Девушка и ночь (Мюссо) - страница 49

Мне плохо запомнились две недели, что я провел в обществе тетушки и матери, с которыми виделся каждый божий день. В доме царила странная атмосфера. Короткие, промозглые и безрадостные дни шли своим чередом. Мне казалось, что мы втроем находимся не то в больнице, не то в санатории. Мать с тетушкой ухаживали за мной, а я за ними. Иногда вечерами мать пекла блинчики, и мы лениво поедали их, сидя на диване перед телевизором и просматривая старый сериал «Коломбо: Настоящий друг» или фильм «Убийство Деда Мороза»[71], который я видел уже бог знает в какой раз.

За все время пребывания у тетушки я ни разу не открыл тетради ни по математике, ни по физике. А чтобы избавиться от тревог и вырваться из плена сегодняшнего дня, занимался тем, что делал всегда: читал романы. Я уже говорил, что плохо помнил те две недели, зато я хорошо запомнил все книги, которые прочитал. Так вот, тогда, в конце 1992 года, я маялся вместе с братьями-близнецами из «Толстой тетради»[72], пытавшимися, невзирая на человеческую жестокость, выжить на территории, пострадавшей от войны. В Фор-де-Франсе я бродил по креольскому кварталу в «Тексако»[73], затем продирался сквозь амазонский лес в «Старике, который читал любовные романы»[74]. Я метался меж танков во время Пражской весны, размышляя над «Невыносимой легкостью бытия»[75]. Романы хоть и не исцелили меня, зато на короткое время избавили меня от тяжести моего собственного бытия. Они послужили мне своего рода декомпрессионной камерой. Они стали защитой от обрушившегося на меня страха.

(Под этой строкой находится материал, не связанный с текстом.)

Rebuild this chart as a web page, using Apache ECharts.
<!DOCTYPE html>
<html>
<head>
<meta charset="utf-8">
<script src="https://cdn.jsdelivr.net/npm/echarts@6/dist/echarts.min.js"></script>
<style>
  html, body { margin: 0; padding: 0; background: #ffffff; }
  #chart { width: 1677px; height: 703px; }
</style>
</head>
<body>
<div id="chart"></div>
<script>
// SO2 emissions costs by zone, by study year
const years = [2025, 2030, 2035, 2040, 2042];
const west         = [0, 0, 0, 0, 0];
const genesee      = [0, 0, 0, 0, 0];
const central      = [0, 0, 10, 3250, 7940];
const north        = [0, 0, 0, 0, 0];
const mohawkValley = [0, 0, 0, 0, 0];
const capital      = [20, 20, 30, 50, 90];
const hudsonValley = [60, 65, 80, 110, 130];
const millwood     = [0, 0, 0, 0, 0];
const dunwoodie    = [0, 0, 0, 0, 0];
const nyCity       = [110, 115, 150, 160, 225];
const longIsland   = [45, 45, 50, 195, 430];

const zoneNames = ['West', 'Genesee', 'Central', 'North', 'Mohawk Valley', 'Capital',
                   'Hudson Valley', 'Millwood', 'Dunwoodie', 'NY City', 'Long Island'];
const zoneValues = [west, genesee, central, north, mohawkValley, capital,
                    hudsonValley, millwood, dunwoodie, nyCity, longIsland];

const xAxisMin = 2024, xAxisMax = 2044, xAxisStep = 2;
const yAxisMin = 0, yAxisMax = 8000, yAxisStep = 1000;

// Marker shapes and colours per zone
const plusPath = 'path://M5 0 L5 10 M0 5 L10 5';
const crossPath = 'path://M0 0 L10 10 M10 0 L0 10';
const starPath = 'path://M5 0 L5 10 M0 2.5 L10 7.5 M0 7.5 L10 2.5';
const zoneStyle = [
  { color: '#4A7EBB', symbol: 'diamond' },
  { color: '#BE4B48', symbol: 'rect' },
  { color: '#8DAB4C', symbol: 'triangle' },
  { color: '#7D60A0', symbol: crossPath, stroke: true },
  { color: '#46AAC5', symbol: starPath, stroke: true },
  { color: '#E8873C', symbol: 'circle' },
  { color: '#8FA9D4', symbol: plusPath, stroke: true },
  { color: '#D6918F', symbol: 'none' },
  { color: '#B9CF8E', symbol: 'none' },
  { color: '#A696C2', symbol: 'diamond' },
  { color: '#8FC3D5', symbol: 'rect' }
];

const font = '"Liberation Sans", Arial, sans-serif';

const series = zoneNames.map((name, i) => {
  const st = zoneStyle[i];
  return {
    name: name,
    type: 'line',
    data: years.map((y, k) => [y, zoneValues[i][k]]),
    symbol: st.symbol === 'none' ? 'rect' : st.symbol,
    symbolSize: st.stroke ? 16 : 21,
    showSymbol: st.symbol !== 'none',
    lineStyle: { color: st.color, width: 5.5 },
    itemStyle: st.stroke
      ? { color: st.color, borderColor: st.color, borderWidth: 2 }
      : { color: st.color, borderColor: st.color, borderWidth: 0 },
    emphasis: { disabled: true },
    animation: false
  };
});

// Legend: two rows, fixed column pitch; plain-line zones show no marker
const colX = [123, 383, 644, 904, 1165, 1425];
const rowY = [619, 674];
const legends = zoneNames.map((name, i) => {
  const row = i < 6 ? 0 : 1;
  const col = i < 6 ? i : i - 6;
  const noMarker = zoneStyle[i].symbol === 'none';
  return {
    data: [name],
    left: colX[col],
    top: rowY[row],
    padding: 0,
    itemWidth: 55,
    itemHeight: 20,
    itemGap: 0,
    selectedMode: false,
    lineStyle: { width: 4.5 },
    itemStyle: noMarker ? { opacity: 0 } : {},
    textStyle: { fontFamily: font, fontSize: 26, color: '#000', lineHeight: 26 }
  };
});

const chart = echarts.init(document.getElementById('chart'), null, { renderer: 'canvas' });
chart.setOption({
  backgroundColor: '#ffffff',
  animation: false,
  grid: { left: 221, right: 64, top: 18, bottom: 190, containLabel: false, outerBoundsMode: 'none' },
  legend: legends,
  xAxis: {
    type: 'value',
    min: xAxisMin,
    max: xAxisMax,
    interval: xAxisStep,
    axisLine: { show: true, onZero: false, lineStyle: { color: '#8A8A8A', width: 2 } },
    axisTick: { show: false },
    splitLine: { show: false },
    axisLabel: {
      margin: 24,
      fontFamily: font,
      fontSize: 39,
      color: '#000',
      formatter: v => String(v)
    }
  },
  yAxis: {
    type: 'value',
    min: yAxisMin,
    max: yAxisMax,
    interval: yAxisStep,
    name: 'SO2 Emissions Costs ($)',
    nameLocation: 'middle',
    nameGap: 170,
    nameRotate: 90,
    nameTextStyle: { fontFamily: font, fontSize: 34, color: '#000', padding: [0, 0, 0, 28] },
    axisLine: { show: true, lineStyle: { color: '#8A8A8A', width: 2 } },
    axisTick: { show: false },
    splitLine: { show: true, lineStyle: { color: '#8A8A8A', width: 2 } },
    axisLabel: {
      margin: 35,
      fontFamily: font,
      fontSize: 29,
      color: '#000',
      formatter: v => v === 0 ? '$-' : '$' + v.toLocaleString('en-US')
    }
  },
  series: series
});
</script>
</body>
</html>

В тот период времени, когда солнце никогда не всходило, у меня каждое утро было ощущение, что наступает мой последний день свободы. Всякий раз, когда по дороге проезжала машина, я думал, что это жандармы и пожаловали они по мою душу. А однажды, когда в дверь позвонили, я, решив, что ни за что не пойду в тюрьму, забрался на мансарду, чтобы в случае чего успеть броситься в пустоту.

4

Но никто по мою душу не пожаловал. Ни в Ландах, ни на Лазурном Берегу.

В январе, когда в Сент-Экзе возобновились занятия, жизнь вошла в привычную колею. Или почти привычную. В то время имя Алексиса Клемана было у всех на устах, но не потому, что его оплакивали, а потому, что многие злословили по поводу ходивших вокруг него слухов: что Винка давно состояла в тайной связи со своим преподавателем и что они вдвоем куда-то сбежали. Подобно всем скандальным историям, эта вызывала наиживейший интерес у всего преподавательского сообщества. Каждый считал нужным поделиться своим мнением, известной только ему тайной или какой-нибудь занятной подробностью. Этой компании явно доставляло удовольствие глумиться над ближними. Злые языки, раз распустившись, судачили без удержу. В сплетнях погрязли даже учителя, которыми я еще недавно восхищался за их почтительное отношение к окружающим. Они с радостью состязались друг с другом в остроумии, от которого меня с души воротило. Впрочем, некоторые все же сохраняли достоинство. К примеру, Жан-Кристоф Графф, мой учитель французского, и мадемуазель Девилль, преподававшая английскую литературу в подготовительных классах. Я не бывал у нее на занятиях, но слышал ее крылатые слова, которые моя мать часто повторяла у себя в кабинете: «Не будем унижаться до общения с заурядностью, ибо это заразная болезнь».